Hyundai also points to the issue of bringing on board the drivers less interested in what they drive, that will be choosing an EV for tax or choice list reasons and have no interest in immersing themselves in the world of EVs.

“When you’re adopting the 90% of customers that are like that, rather than the early EV adopters that are likely to be more economy-minded, and that’s where you will see the app’s value really start to ramp up,” adds Hyundai’s Banks.

“I’ve already been through that journey, I’ve got all the RFID cards and apps, but in the future there won’t be a need to do that,” he says.

“There will always be some who will look more closely at the wide selection of charge point operators, but the point about this is to try and make it easy.”

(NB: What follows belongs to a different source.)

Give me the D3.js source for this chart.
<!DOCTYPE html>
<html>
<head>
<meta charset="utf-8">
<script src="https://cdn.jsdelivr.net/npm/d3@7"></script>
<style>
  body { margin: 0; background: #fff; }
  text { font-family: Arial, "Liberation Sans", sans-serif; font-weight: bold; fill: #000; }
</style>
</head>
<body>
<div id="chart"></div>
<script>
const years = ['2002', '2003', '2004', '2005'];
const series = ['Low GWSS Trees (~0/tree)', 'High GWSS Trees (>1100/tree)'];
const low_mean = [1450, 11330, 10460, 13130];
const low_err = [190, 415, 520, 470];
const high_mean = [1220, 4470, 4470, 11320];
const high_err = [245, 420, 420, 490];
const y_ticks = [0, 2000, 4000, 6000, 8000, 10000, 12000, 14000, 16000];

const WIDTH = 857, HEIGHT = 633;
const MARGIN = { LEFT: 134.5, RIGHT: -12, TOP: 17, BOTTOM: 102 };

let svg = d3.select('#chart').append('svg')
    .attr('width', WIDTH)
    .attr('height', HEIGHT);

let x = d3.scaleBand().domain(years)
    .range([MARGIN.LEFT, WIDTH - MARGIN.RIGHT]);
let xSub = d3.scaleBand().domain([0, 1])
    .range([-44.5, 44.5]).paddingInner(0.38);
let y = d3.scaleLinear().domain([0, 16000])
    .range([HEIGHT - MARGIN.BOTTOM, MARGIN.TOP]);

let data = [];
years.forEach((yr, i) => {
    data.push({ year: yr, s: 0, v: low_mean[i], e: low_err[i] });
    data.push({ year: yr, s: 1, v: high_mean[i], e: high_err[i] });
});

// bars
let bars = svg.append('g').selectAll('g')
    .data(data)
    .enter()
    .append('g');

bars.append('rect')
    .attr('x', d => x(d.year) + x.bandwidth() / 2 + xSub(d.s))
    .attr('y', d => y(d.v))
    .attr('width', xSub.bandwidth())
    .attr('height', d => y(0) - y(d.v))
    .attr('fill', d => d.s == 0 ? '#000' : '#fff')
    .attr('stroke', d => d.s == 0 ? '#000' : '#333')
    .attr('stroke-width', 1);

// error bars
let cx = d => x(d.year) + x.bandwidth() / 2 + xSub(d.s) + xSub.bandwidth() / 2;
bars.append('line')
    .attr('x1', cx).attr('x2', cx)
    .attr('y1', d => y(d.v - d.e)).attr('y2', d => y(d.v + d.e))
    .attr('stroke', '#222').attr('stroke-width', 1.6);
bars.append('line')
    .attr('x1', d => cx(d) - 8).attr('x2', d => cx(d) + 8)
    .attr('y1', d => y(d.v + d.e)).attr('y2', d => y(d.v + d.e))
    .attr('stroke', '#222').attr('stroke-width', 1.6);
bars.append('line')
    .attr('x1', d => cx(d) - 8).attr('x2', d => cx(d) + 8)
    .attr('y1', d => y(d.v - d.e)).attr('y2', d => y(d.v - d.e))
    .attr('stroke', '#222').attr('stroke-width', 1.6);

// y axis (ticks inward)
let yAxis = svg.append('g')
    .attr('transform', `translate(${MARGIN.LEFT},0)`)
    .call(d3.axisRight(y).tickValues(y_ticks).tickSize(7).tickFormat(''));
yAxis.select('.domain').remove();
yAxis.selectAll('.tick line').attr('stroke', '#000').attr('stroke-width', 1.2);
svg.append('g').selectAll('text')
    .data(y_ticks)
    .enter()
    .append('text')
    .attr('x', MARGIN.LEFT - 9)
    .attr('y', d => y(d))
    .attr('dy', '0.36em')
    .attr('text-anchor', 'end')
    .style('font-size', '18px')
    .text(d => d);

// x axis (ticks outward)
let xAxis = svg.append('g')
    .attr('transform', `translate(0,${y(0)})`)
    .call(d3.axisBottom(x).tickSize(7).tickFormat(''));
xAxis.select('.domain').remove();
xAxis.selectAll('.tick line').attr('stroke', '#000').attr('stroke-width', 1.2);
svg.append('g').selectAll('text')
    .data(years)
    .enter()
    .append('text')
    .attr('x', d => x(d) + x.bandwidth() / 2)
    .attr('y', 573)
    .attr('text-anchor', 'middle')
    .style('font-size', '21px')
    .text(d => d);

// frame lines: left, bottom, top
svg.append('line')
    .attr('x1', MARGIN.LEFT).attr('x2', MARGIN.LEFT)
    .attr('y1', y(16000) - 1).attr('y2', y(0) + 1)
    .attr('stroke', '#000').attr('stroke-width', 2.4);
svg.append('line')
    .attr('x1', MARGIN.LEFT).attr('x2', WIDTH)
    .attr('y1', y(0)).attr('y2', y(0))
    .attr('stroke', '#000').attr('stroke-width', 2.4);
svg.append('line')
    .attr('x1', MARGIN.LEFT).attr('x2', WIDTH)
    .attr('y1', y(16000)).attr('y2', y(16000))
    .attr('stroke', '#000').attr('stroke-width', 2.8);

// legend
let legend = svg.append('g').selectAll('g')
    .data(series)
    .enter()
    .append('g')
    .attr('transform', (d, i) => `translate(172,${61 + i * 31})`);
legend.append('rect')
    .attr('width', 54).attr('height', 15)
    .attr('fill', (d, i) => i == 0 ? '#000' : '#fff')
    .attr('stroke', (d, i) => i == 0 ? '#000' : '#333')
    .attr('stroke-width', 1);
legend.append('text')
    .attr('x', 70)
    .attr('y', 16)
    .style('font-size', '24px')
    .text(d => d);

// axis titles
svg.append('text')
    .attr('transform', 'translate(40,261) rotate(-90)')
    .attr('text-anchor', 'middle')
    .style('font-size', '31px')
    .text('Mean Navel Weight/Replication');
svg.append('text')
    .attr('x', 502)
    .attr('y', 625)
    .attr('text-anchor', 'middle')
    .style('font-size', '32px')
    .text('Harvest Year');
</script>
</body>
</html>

“Maybe people will use it once a month or a once-a-year trip abroad,” adds Kia’s Merkel. “There is a certain amount of repetition in the use of certain stations but it’s the exception that is maybe 10% of the charging where this solution makes sense.”

Hyundai also points to the convenience of having a set-up that works across Europe without needing to sign up to individual providers in each country.

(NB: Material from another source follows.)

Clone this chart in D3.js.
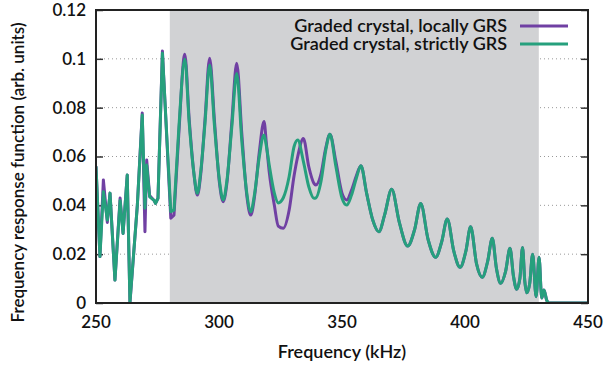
<!DOCTYPE html>
<html>
<head>
<meta charset="utf-8">
<script src="https://cdn.jsdelivr.net/npm/d3@7"></script>
<style>
  body { margin: 0; background: #fff; }
  text { font-family: Lato, "Open Sans", sans-serif; fill: #111; font-weight: 600; }
</style>
</head>
<body>
<svg id="chart" width="609" height="366"></svg>
<script>
// frequency grid (kHz) shared by both series
const freq = [250, 251.6, 253, 254.6, 255.7, 257.7, 259.8, 261, 262.7, 263.8, 266.8, 268.8, 269.9, 270.6, 271.8,
    273.6, 274.2, 275.2, 277, 280.4, 281.7, 283.7, 286.1, 287.9, 289.8, 291.2, 292.5, 294.3, 296.2, 298.2,
    300.2, 301.7, 303.2, 305.2, 307.2, 309.3, 311.3, 312.9, 314.5, 316.4, 318.3, 319.3, 320.5, 322.5, 324.1,
    326.1, 328.5, 330.5, 332, 334.3, 336.5, 338.6, 339.3, 341.5, 343.3, 345.1, 347.5, 350, 351.9, 353.8,
    355.8, 357.7, 360, 362.5, 365, 367.3, 370.2, 373.3, 376.7, 379.5, 382, 385, 388.1, 390.5, 392.8,
    395.5, 398, 400.3, 402.3, 404.7, 407, 409.2, 411.1, 412.8, 414.5, 416.5, 418.3, 419.7, 421, 422.3,
    423.4, 424.3, 425.1, 426.3, 427.5, 428.9, 430.1, 431.2, 432.1, 433.2, 434, 450];

const locallyGRS = [0.056, 0.019, 0.0504, 0.033, 0.045, 0.0094, 0.043, 0.0285, 0.0524, 0.0, 0.040, 0.0778, 0.0292, 0.0586, 0.044,
    0.042, 0.0408, 0.0429, 0.1032, 0.0347, 0.036, 0.070, 0.1019, 0.075, 0.053, 0.0442, 0.052, 0.075, 0.1002, 0.074,
    0.049, 0.0415, 0.049, 0.074, 0.0982, 0.069, 0.044, 0.036, 0.044, 0.062, 0.0743, 0.065, 0.053, 0.040, 0.0315,
    0.0306, 0.038, 0.052, 0.060, 0.0674, 0.0558, 0.049, 0.0483, 0.053, 0.063, 0.0691, 0.058, 0.045, 0.0422, 0.046,
    0.052, 0.0562, 0.045, 0.034, 0.0292, 0.036, 0.0466, 0.033, 0.0233, 0.030, 0.0408, 0.026, 0.0187, 0.025, 0.0344,
    0.021, 0.0146, 0.021, 0.0312, 0.016, 0.0105, 0.017, 0.0265, 0.014, 0.0081, 0.013, 0.0224, 0.011, 0.0056, 0.010,
    0.0227, 0.009, 0.0042, 0.008, 0.020, 0.0026, 0.0187, 0.002, 0.0053, 0.0012, 0, 0];

const strictlyGRS = [0.056, 0.019, 0.0456, 0.034, 0.045, 0.0094, 0.042, 0.0285, 0.0524, 0.0005, 0.040, 0.077, 0.0388, 0.0565, 0.0435,
    0.042, 0.0408, 0.0429, 0.1023, 0.0374, 0.038, 0.072, 0.0998, 0.0736, 0.0531, 0.0449, 0.0531, 0.0736, 0.0975, 0.072,
    0.050, 0.0422, 0.050, 0.072, 0.094, 0.066, 0.045, 0.0374, 0.045, 0.060, 0.0688, 0.064, 0.056, 0.045, 0.041,
    0.043, 0.0517, 0.064, 0.0668, 0.058, 0.0476, 0.0429, 0.043, 0.050, 0.062, 0.0691, 0.056, 0.043, 0.0401, 0.044,
    0.051, 0.0562, 0.045, 0.034, 0.0292, 0.036, 0.0466, 0.033, 0.0233, 0.030, 0.0408, 0.026, 0.0187, 0.025, 0.0344,
    0.021, 0.0146, 0.021, 0.0312, 0.016, 0.0105, 0.017, 0.0265, 0.014, 0.0081, 0.013, 0.0224, 0.011, 0.0056, 0.010,
    0.0227, 0.009, 0.0042, 0.008, 0.020, 0.0026, 0.0187, 0.002, 0.0053, 0.0012, 0, 0];

const xTicks = [250, 300, 350, 400, 450];
const yTicks = [0, 0.02, 0.04, 0.06, 0.08, 0.1, 0.12];
const band = [280, 430];
const noisyEnd = 281.7; // below this the curves are drawn as straight segments
const seriesNames = ["Graded crystal, locally GRS", "Graded crystal, strictly GRS"];
const colors = ["#7040a3", "#26a07d"];

const svg = d3.select("#chart"),
    margin = { top: 10, right: 21, bottom: 63, left: 96 },
    width = +svg.attr("width") - margin.left - margin.right,
    height = +svg.attr("height") - margin.top - margin.bottom;

const x = d3.scaleLinear().domain([250, 450]).range([margin.left, margin.left + width]);
const y = d3.scaleLinear().domain([0, 0.12]).range([margin.top + height, margin.top]);

// dotted grid (hidden under the shaded band)
svg.append("g").selectAll("line")
    .data(yTicks.filter(d => d > 0 && d < 0.12))
    .enter().append("line")
    .attr("x1", x(250)).attr("x2", x(450))
    .attr("y1", d => y(d)).attr("y2", d => y(d))
    .attr("stroke", "#999").attr("stroke-width", 1)
    .attr("stroke-dasharray", "1,3");

// shaded band
svg.append("rect")
    .attr("x", x(band[0])).attr("y", y(0.12))
    .attr("width", x(band[1]) - x(band[0]))
    .attr("height", y(0) - y(0.12))
    .attr("fill", "#d1d2d4");

// axes: inward ticks left and right
svg.append("g")
    .attr("transform", `translate(${x(250)},0)`)
    .call(d3.axisRight(y).tickValues(yTicks).tickSize(7).tickFormat(""))
    .call(g => g.select(".domain").remove())
    .call(g => g.selectAll("line").attr("stroke", "#333").attr("stroke-width", 1.5));
svg.append("g")
    .attr("transform", `translate(${x(450)},0)`)
    .call(d3.axisLeft(y).tickValues(yTicks).tickSize(7).tickFormat(""))
    .call(g => g.select(".domain").remove())
    .call(g => g.selectAll("line").attr("stroke", "#333").attr("stroke-width", 1.5));

// tick labels
svg.append("g").selectAll("text")
    .data(yTicks).enter().append("text")
    .attr("x", x(250) - 10).attr("y", d => y(d))
    .attr("dy", "0.35em")
    .attr("text-anchor", "end")
    .style("font-size", "17px")
    .text(d => d3.format("")(d));
svg.append("g").selectAll("text")
    .data(xTicks).enter().append("text")
    .attr("x", d => x(d)).attr("y", y(0) + 25)
    .attr("text-anchor", "middle")
    .style("font-size", "17px")
    .text(d => d);

// curves
svg.append("clipPath").attr("id", "clip")
    .append("rect").attr("x", x(250)).attr("y", y(0.12) - 2)
    .attr("width", width).attr("height", height + 2);

const lineSharp = d3.line()
    .x(d => x(d[0])).y(d => y(d[1]));
const lineSmooth = d3.line()
    .x(d => x(d[0])).y(d => y(d[1]))
    .curve(d3.curveMonotoneX);

function pathFor(vals) {
    const pts = freq.map((f, i) => [f, vals[i]]);
    const a = pts.filter(p => p[0] <= noisyEnd);
    const b = pts.filter(p => p[0] >= noisyEnd);
    return lineSharp(a) + lineSmooth(b).replace(/^M/, "L");
}

[locallyGRS, strictlyGRS].forEach((vals, k) => {
    svg.append("path")
        .attr("clip-path", "url(#clip)")
        .attr("d", pathFor(vals))
        .attr("fill", "none")
        .attr("stroke", colors[k])
        .attr("stroke-width", 3)
        .attr("stroke-linejoin", "round");
});

// frame
svg.append("rect")
    .attr("x", x(250)).attr("y", y(0.12))
    .attr("width", width).attr("height", height)
    .attr("fill", "none").attr("stroke", "#222").attr("stroke-width", 2);

// legend
seriesNames.forEach((name, i) => {
    const ly = 26 + i * 18;
    svg.append("text")
        .attr("x", 507).attr("y", ly).attr("dy", "0.35em")
        .attr("text-anchor", "end")
        .style("font-size", "18px")
        .text(name);
    svg.append("line")
        .attr("x1", 520).attr("x2", 568)
        .attr("y1", ly).attr("y2", ly)
        .attr("stroke", colors[i]).attr("stroke-width", 3);
});

// axis titles
svg.append("text")
    .attr("x", (x(250) + x(450)) / 2).attr("y", 358)
    .attr("text-anchor", "middle")
    .style("font-size", "18px")
    .text("Frequency (kHz)");
svg.append("text")
    .attr("transform", `translate(24,${(y(0) + y(0.12)) / 2 + 16}) rotate(-90)`)
    .attr("text-anchor", "middle")
    .style("font-size", "17px")
    .text("Frequency response function (arb. units)");
</script>
</body>
</html>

The brands involved admit the benefits are mainly for the driver rather than the fleet operator at this stage, although there are already advantages, and more may be introduced as use widens.

A big benefit for companies and drivers is the reduced administration attached to expensing recharge cost for businesses not relying on the Government’s 4p-per-mile reimbursement rate, a figure that doesn’t get close to covering the cost of public charging.

These offerings can bring together the charging over the course of a month into one single downloadable invoice, with some of the systems able to split by work and private mileage to simplify claims.

All of the manufacturers that have launched bespoke payment apps for their drivers have also declared that they will be looking to increase their coverage by adding new charge point providers through the year, while new points coming on stream within existing partner networks will also increase the number available.